Abstract

This insightful book focuses on Southeast Asia and has broader conceptual relevance for the examination of regionalism and international relations generally. Published in 2012 by the Institute of Southeast Asian Studies and reprinted in 2013 by Cornell University Press, this is the second and substantially revised edition of The Quest for Identity: International Relations of Southeast Asia, which first appeared in 2000. It addresses the major social, cultural, and economic forces at work in the region, but also presents Southeast Asian regionalism as an ongoing political project to accommodate strong and/or weak national and sub-national forms of identity (and the nation-states to which they are connected) to notions of a wider regional identity.

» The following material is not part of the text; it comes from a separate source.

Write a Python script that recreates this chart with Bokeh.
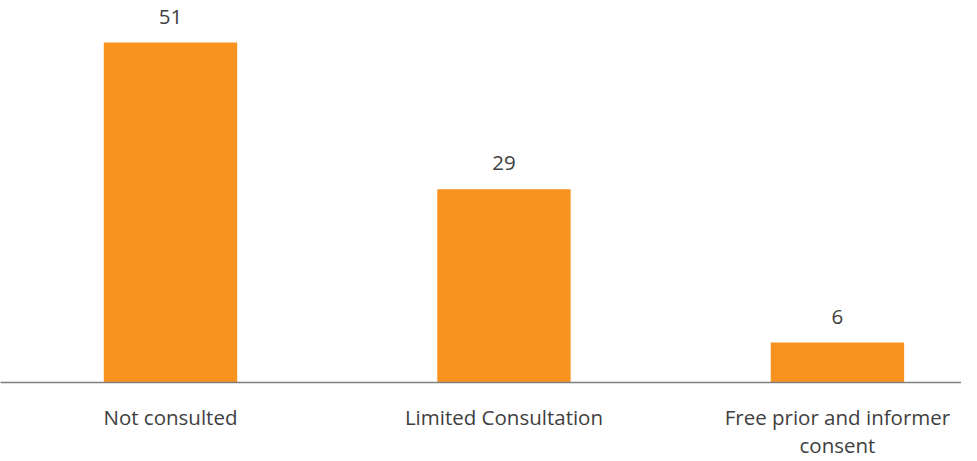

Building on Benedict Anderson's Imagined Communities (London: Verso, second revised edition, 1991; first published, 1983) Amitav Acharya argues at the outset that regions, “as with nation-states” are “imagined” and “socially constructed.” He notes that “regional coherence and identity are not givens” but flow from the ongoing articulation of an “imagined community” by elites and/or the population of the region (pp. 21–23). The author also emphasizes that the pre-colonial past is often used selectively to strengthen a contemporary sense of regional identity (pp. 35, 42–43). He notes critically that in the context of decolonization after 1945, some elites viewed “post-colonial region-building as a matter of restoring the pre-colonial integrity of the region” (pp. 81–82).